2013 memoir by Rahul Pandita

Our Moon has Blood Clots : The Exodus of the Kashmiri Pandits is a 2013 memoir by Indian author Rahul Pandita about the exodus of Kashmiri Hindus in the late 1989 and early 1990, as well as fleeing of Kashmiris a generation earlier as a result of raids by Pashtun tribesman.

==Reception==
Manjula Narayan of Hindustan Times wrote: "The form contributes to much of the power of this book that speaks of the pain of fleeing a beloved home, incorporates moving descriptions of rituals specific to the Shaivite Pandits, and weaves in oral histories and snatches of poetry from, among others, Lal Ded and Agha Shahid Ali". Soutik Biswas of Mint gave a positive review and said, "Pandita writes evocatively about passing trucks filled with scared Pandits escaping to Jammu, the women “herded like cattle”, and a man showing the family his fist and wishing them death." He however felt that journalism was the "weakest link in what is a largely engaging memoir."

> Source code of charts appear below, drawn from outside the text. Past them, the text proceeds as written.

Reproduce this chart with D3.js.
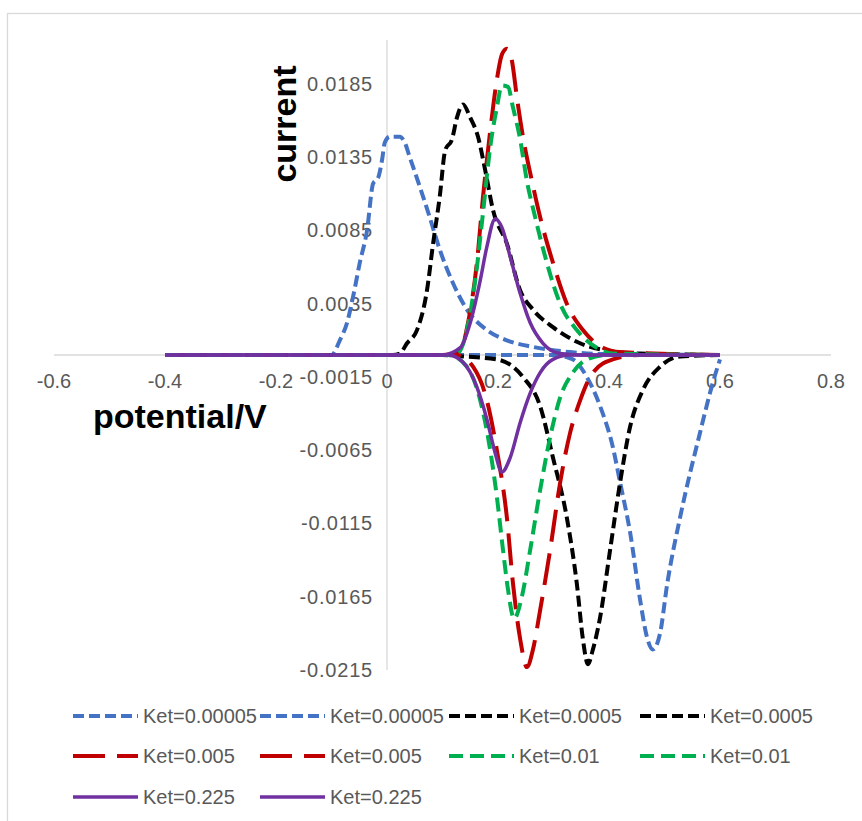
<!DOCTYPE html>
<html>
<head>
<meta charset="utf-8">
<script src="https://cdn.jsdelivr.net/npm/d3@7"></script>
<style>
  body { margin: 0; background: #fff; }
  text { font-family: 'Liberation Sans', Arial, sans-serif; }
</style>
</head>
<body>
<div id="chart"></div>
<script>
// [potential, current] pairs
var ket00005Ox = [[-0.4,0],[-0.1,0],[-0.085,0.001],[-0.072,0.0022],[-0.061,0.004],[-0.049,0.0063],[-0.036,0.0085],[-0.025,0.0117],[-0.016,0.0121],[-0.009,0.0133],[-0.004,0.0145],[0.005,0.0149],[0.023,0.0149],[0.032,0.0145],[0.041,0.0135],[0.059,0.0115],[0.077,0.0094],[0.095,0.0072],[0.119,0.0049],[0.144,0.0031],[0.18,0.0017],[0.216,0.001],[0.263,0.00055],[0.33,0.0002],[0.384,0.00007],[0.6,0]];
var ket00005Red = [[-0.4,0],[0.3,0],[0.335,-0.0003],[0.36,-0.0015],[0.384,-0.0035],[0.407,-0.0063],[0.42,-0.0087],[0.438,-0.0121],[0.456,-0.0167],[0.468,-0.0192],[0.479,-0.0201],[0.492,-0.019],[0.505,-0.0156],[0.528,-0.0111],[0.564,-0.0053],[0.587,-0.0019],[0.6,-0.0003]];
var ket0005Ox = [[-0.4,0],[0.01,0],[0.023,0.0001],[0.036,0.0008],[0.054,0.0017],[0.072,0.0044],[0.083,0.0076],[0.095,0.0108],[0.105,0.014],[0.117,0.0147],[0.126,0.0162],[0.137,0.0171],[0.15,0.0162],[0.164,0.0149],[0.177,0.0126],[0.191,0.0099],[0.216,0.0076],[0.24,0.0044],[0.263,0.0031],[0.299,0.0019],[0.348,0.0008],[0.396,0.0003],[0.456,0.0001],[0.6,0]];
var ket0005Red = [[-0.4,0],[0.1,0],[0.137,-0.0001],[0.198,-0.0003],[0.245,-0.0015],[0.276,-0.0035],[0.299,-0.007],[0.324,-0.0111],[0.342,-0.0156],[0.353,-0.0194],[0.362,-0.0211],[0.371,-0.0201],[0.384,-0.0179],[0.402,-0.0133],[0.42,-0.0087],[0.438,-0.0049],[0.461,-0.0024],[0.492,-0.0008],[0.528,-0.0001],[0.6,0]];
var ket005Ox = [[-0.4,0],[0.1,0],[0.132,0.0003],[0.146,0.0022],[0.162,0.0063],[0.173,0.0108],[0.186,0.0153],[0.198,0.0188],[0.207,0.0205],[0.216,0.0209],[0.225,0.0201],[0.234,0.0176],[0.245,0.0149],[0.261,0.0119],[0.276,0.0094],[0.299,0.0063],[0.324,0.0035],[0.353,0.0017],[0.389,0.0005],[0.42,0.0002],[0.6,0]];
var ket005Red = [[-0.4,0],[0.126,0],[0.155,-0.0008],[0.18,-0.0031],[0.198,-0.0065],[0.216,-0.0111],[0.227,-0.0156],[0.24,-0.0194],[0.252,-0.0213],[0.263,-0.0201],[0.276,-0.0174],[0.294,-0.0133],[0.312,-0.0087],[0.33,-0.0053],[0.348,-0.0031],[0.371,-0.0012],[0.407,-0.0003],[0.456,0],[0.6,0]];
var ket001Ox = [[-0.4,0],[0.1,0],[0.126,0.0001],[0.144,0.0017],[0.159,0.0051],[0.173,0.0097],[0.186,0.0142],[0.198,0.0169],[0.207,0.0184],[0.218,0.0183],[0.227,0.0169],[0.24,0.0147],[0.252,0.0119],[0.267,0.0094],[0.288,0.0063],[0.312,0.0035],[0.342,0.0017],[0.378,0.0005],[0.407,0.0001],[0.6,0]];
var ket001Red = [[-0.4,0],[0.11,0],[0.144,-0.0008],[0.168,-0.0031],[0.186,-0.0065],[0.198,-0.0097],[0.209,-0.0133],[0.218,-0.016],[0.229,-0.018],[0.243,-0.0165],[0.258,-0.0133],[0.276,-0.0092],[0.294,-0.0056],[0.312,-0.0029],[0.335,-0.0012],[0.36,-0.0003],[0.396,0],[0.6,0]];
var ket0225Ox = [[-0.4,0],[0.1,0],[0.132,0.0005],[0.15,0.0022],[0.168,0.0051],[0.18,0.0074],[0.195,0.0093],[0.207,0.0087],[0.222,0.0067],[0.24,0.0042],[0.258,0.0022],[0.281,0.0008],[0.312,0.0001],[0.348,0],[0.6,0]];
var ket0225Red = [[-0.4,0],[0.11,0],[0.137,-0.0005],[0.162,-0.0022],[0.18,-0.0044],[0.195,-0.0067],[0.207,-0.008],[0.222,-0.007],[0.24,-0.0046],[0.258,-0.0026],[0.276,-0.0012],[0.299,-0.0003],[0.33,0],[0.6,0]];

var seriesData = [ket00005Ox, ket00005Red, ket0005Ox, ket0005Red, ket005Ox, ket005Red, ket001Ox, ket001Red, ket0225Ox, ket0225Red];
var seriesNames = ['Ket=0.00005', 'Ket=0.00005', 'Ket=0.0005', 'Ket=0.0005', 'Ket=0.005', 'Ket=0.005', 'Ket=0.01', 'Ket=0.01', 'Ket=0.225', 'Ket=0.225'];

var xTicks = [-0.6, -0.4, -0.2, 0, 0.2, 0.4, 0.6, 0.8];
var yTicks = [-0.0215, -0.0165, -0.0115, -0.0065, -0.0015, 0.0035, 0.0085, 0.0135, 0.0185];

var colors = ['#4472C4', '#4472C4', '#000000', '#000000', '#C00000', '#C00000', '#00B050', '#00B050', '#7030A0', '#7030A0'];
var dashes = ['11,5', '11,5', '11,5', '11,5', '32,12', '32,12', '14,7', '14,7', null, null];

var W = 862, H = 821;

var svg = d3.select('#chart')
  .append('svg')
    .attr('width', W)
    .attr('height', H);

svg.append('rect')
  .attr('x', 7.5).attr('y', 13.5)
  .attr('width', W).attr('height', H)
  .attr('fill', '#fff')
  .attr('stroke', '#d9d9d9')
  .attr('stroke-width', 1.3);

var x = d3.scaleLinear().domain([-0.6, 0.8]).range([54, 831]);
var y = d3.scaleLinear().domain([-0.0215, 0.0215]).range([670, 40]);

// plain hyphen for negatives, like the original
var fmt = d3.formatLocale({ decimal: '.', thousands: ',', grouping: [3], currency: ['', ''], minus: '-' });
var fmtX = fmt.format('');
var fmtY = fmt.format('.4f');

// axes cross at 0,0
svg.append('line')
  .attr('x1', x(-0.6)).attr('x2', x(0.8))
  .attr('y1', y(0)).attr('y2', y(0))
  .attr('stroke', '#d9d9d9').attr('stroke-width', 1.3);
svg.append('line')
  .attr('x1', x(0)).attr('x2', x(0))
  .attr('y1', y(0.0215)).attr('y2', y(-0.0215))
  .attr('stroke', '#d9d9d9').attr('stroke-width', 1.3);

svg.selectAll('.xlab')
  .data(xTicks)
  .enter().append('text')
    .attr('class', 'xlab')
    .attr('x', function(d) { return x(d); })
    .attr('y', y(0) + 33)
    .attr('text-anchor', 'middle')
    .attr('font-size', 20)
    .attr('fill', '#595959')
    .text(function(d) { return fmtX(d); });

svg.selectAll('.ylab')
  .data(yTicks)
  .enter().append('text')
    .attr('class', 'ylab')
    .attr('x', x(0) - 14)
    .attr('y', function(d) { return y(d); })
    .attr('dy', '0.35em')
    .attr('text-anchor', 'end')
    .attr('font-size', 20)
    .attr('letter-spacing', 0.8)
    .attr('fill', '#595959')
    .text(function(d) { return fmtY(d); });

var line = d3.line()
  .x(function(d) { return x(d[0]); })
  .y(function(d) { return y(d[1]); })
  .curve(d3.curveMonotoneX);

svg.selectAll('.series')
  .data(seriesData)
  .enter().append('path')
    .attr('class', 'series')
    .attr('d', line)
    .attr('fill', 'none')
    .attr('stroke', function(d, i) { return colors[i]; })
    .attr('stroke-width', function(d, i) { return dashes[i] ? 4 : 3.5; })
    .attr('stroke-dasharray', function(d, i) { return dashes[i]; })
    .attr('stroke-linejoin', 'round');

// axis titles
svg.append('text')
  .attr('transform', 'translate(296,124) rotate(-90)')
  .attr('text-anchor', 'middle')
  .attr('font-size', 34)
  .attr('font-weight', 'bold')
  .text('current');

svg.append('text')
  .attr('x', 93).attr('y', 428)
  .attr('font-size', 34)
  .attr('font-weight', 'bold')
  .text('potential/V');

// legend, 4 per row
var colX = [73, 260, 449, 640];
var rowY = [716, 756, 797];

var items = svg.selectAll('.legend')
  .data(seriesNames)
  .enter().append('g')
    .attr('class', 'legend')
    .attr('transform', function(d, i) {
      return 'translate(' + colX[i % 4] + ',' + rowY[Math.floor(i / 4)] + ')';
    });

items.append('line')
  .attr('x1', 0).attr('x2', 65)
  .attr('stroke', function(d, i) { return colors[i]; })
  .attr('stroke-width', function(d, i) { return dashes[i] ? 4 : 3.5; })
  .attr('stroke-dasharray', function(d, i) { return dashes[i]; });

items.append('text')
  .attr('x', 70)
  .attr('dy', '0.35em')
  .attr('font-size', 20)
  .attr('fill', '#595959')
  .text(function(d) { return d; });
</script>
</body>
</html>
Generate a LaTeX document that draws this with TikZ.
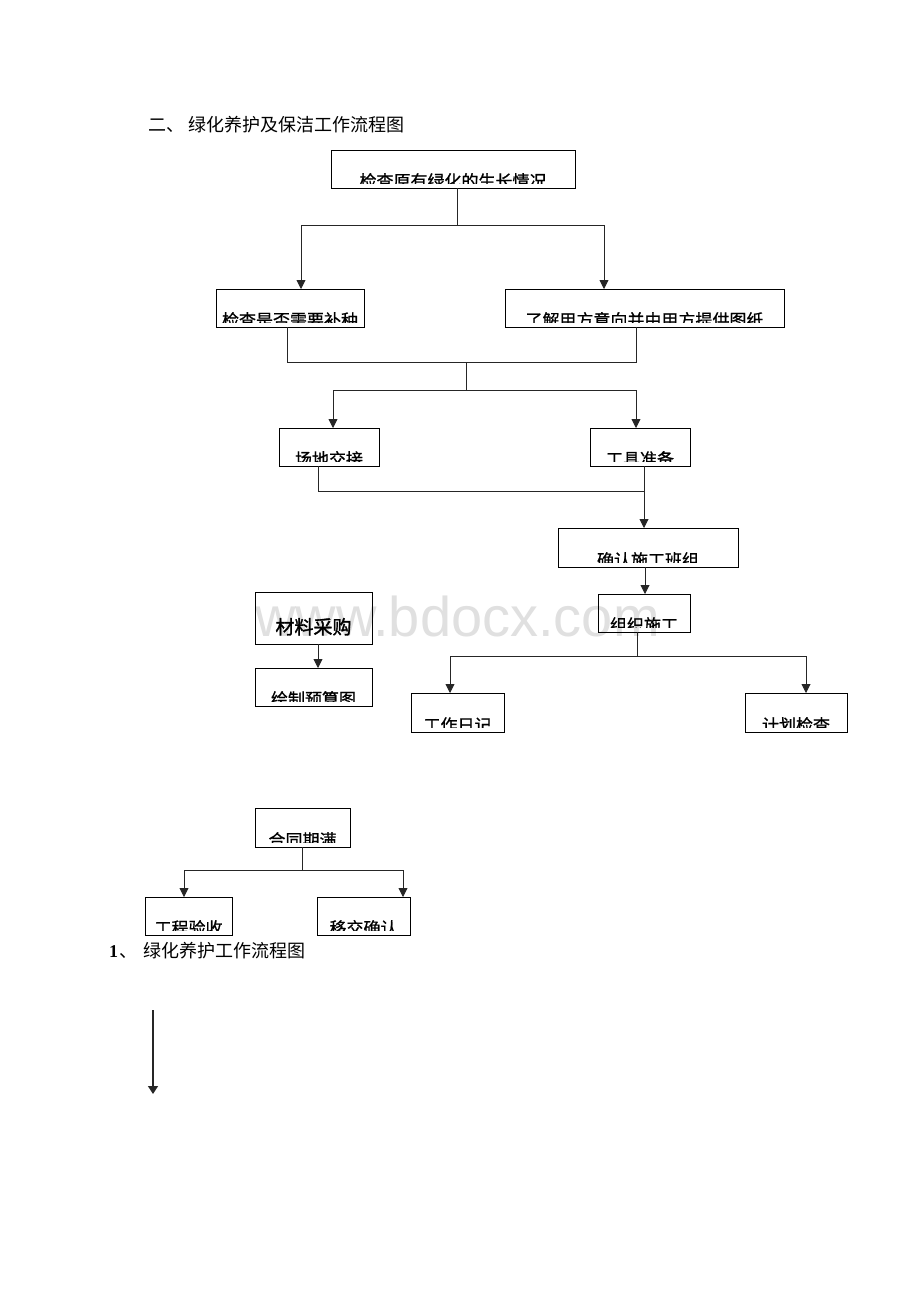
\documentclass[tikz,border=0pt]{standalone}
\usepackage{fontspec}
\setmainfont{Liberation Serif}
\newfontfamily\cjk{Noto Sans CJK SC}
\newfontfamily\cjkmb[FakeBold=0.8]{Noto Sans CJK SC}
\newfontfamily\cjkfb[FakeBold=1.6]{Noto Sans CJK SC}
\newfontfamily\wmfont{Liberation Sans}
\usetikzlibrary{arrows.meta}
\tikzset{
  box/.style={draw=black, line width=1pt, fill=white, inner sep=0pt, outer sep=0pt},
  boxtext/.style={font=\cjkmb\fontsize{17}{17}\selectfont, inner sep=0pt, text=black},
  conn/.style={draw=black!85, line width=0.9pt},
  arr/.style={conn, -{Triangle[width=9pt,length=9pt]}},
  titletext/.style={font=\cjk\fontsize{18}{18}\selectfont, inner sep=0pt, anchor=base west}
}
\newcommand\bx[6]{%
  \node[box, minimum width={#4-#2}, minimum height={#5-#3}, anchor=north west] (#1) at (#2,#3) {};
  \begin{scope}
    \clip ([shift={(1pt,5pt)}]#1.south west) rectangle ([shift={(-1pt,-1pt)}]#1.north east);
    \node[boxtext, anchor=base] (#1t) at ([yshift=0.5pt]#1.south) {#6};
  \end{scope}}
\begin{document}
\begin{tikzpicture}[x=1pt,y=-1pt]
\useasboundingbox[fill=white] (0,0) rectangle (920,1302);

% titles
\node[titletext] (t1a) at (148,131) {二、};
\node[titletext] (t1b) at (188,131) {绿化养护及保洁工作流程图};

% boxes
\bx{a}{331}{150}{575}{188}{检查原有绿化的生长情况}
\bx{b}{216}{289}{364}{327}{检查是否需要补种}
\bx{c}{505}{289}{784}{327}{了解甲方意向并由甲方提供图纸}
\bx{d}{279}{428}{379}{466}{场地交接}
\bx{e}{590}{428}{690}{466}{工具准备}
\bx{f}{558}{528}{738}{567}{确认施工班组}
\bx{g}{598}{594}{690}{632}{组织施工}
\bx{h}{411}{693}{504}{732}{工作日记}
\bx{i}{745}{693}{847}{732}{计划检查}
\node[box, minimum width=117pt, minimum height=52pt, anchor=north west] (m) at (255,592) {};
\node[font=\cjkfb\fontsize{19}{19}\selectfont, inner sep=0pt, anchor=base] (mt) at (313.5,634) {材料采购};
\bx{n}{255}{668}{372}{706}{绘制预算图}
\bx{p}{255}{808}{350}{847}{合同期满}
\bx{q}{145}{897}{232}{935}{工程验收}
\bx{r}{317}{897}{410}{935}{移交确认}

% connectors: top section
\coordinate (j1) at (457,225);
\draw[conn] (a.south -| j1) -- (j1);
\draw[conn] (301,225) -- (604,225);
\draw[arr] (301,225) -- (301,0 |- b.north);
\draw[arr] (604,225) -- (604,0 |- c.north);

\coordinate (j2) at (466,362);
\draw[conn] (287,0 |- b.south) -- (287,362) -- (636,362) -- (636,0 |- c.south);
\coordinate (j3) at (466,390);
\draw[conn] (j2) -- (j3);
\draw[conn] (333,390) -- (636,390);
\draw[arr] (333,390) -- (333,0 |- d.north);
\draw[arr] (636,390) -- (636,0 |- e.north);

\coordinate (j4) at (644,491);
\draw[conn] (318,0 |- d.south) -- (318,491) -- (j4);
\draw[conn] (644,0 |- e.south) -- (j4);
\draw[arr] (j4) -- (644,0 |- f.north);

\draw[arr] (645,0 |- f.south) -- (645,0 |- g.north);

\coordinate (j5) at (637,656);
\draw[conn] (j5 |- g.south) -- (j5);
\draw[conn] (450,656) -- (806,656);
\draw[arr] (450,656) -- (450,0 |- h.north);
\draw[arr] (806,656) -- (806,0 |- i.north);

\draw[arr] (318,0 |- m.south) -- (318,0 |- n.north);

\coordinate (j6) at (302,870);
\draw[conn] (j6 |- p.south) -- (j6);
\draw[conn] (184,870) -- (403,870);
\draw[arr] (184,870) -- (184,0 |- q.north);
\draw[arr] (403,870) -- (403,0 |- r.north);

% bottom heading
\node[inner sep=0pt, anchor=base west, font=\bfseries\fontsize{18}{18}\selectfont] (t2a) at (109,957) {1};
\node[titletext] (t2b) at (119,957) {、};
\node[titletext] (t2c) at (143,957) {绿化养护工作流程图};

% free arrow
\coordinate (s1) at (153,1010);
\coordinate (s2) at (153,1094);
\draw[conn, line width=1.2pt, -{Triangle[width=10pt,length=8pt]}] (s1) -- (s2);

% watermark
\node[inner sep=0pt, anchor=base west, text=black, opacity=0.12, font=\wmfont\fontsize{56}{56}\selectfont] (wm) at (255,636) {www.bdocx.com};
\end{tikzpicture}
\end{document}
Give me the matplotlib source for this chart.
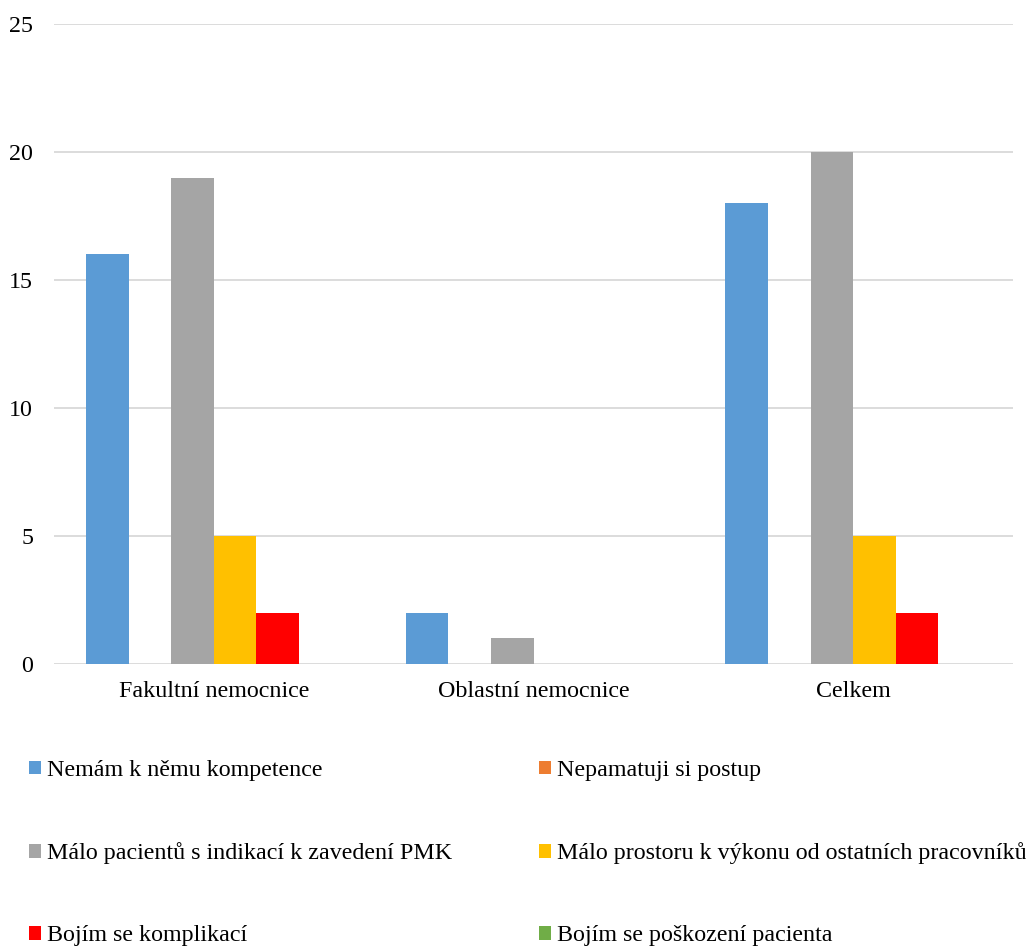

Amberish K Diwanji of Daily News and Analysis wrote that the book "Our Moon Has Blood Clots makes for difficult reading. Not only did the refugees suffer from government neglect, even their religious kindred in Jammu cared little for them and exploited them. Entire families, with five or six members, were put up in small rooms. There was no privacy, rents were exorbitant and water was rationed."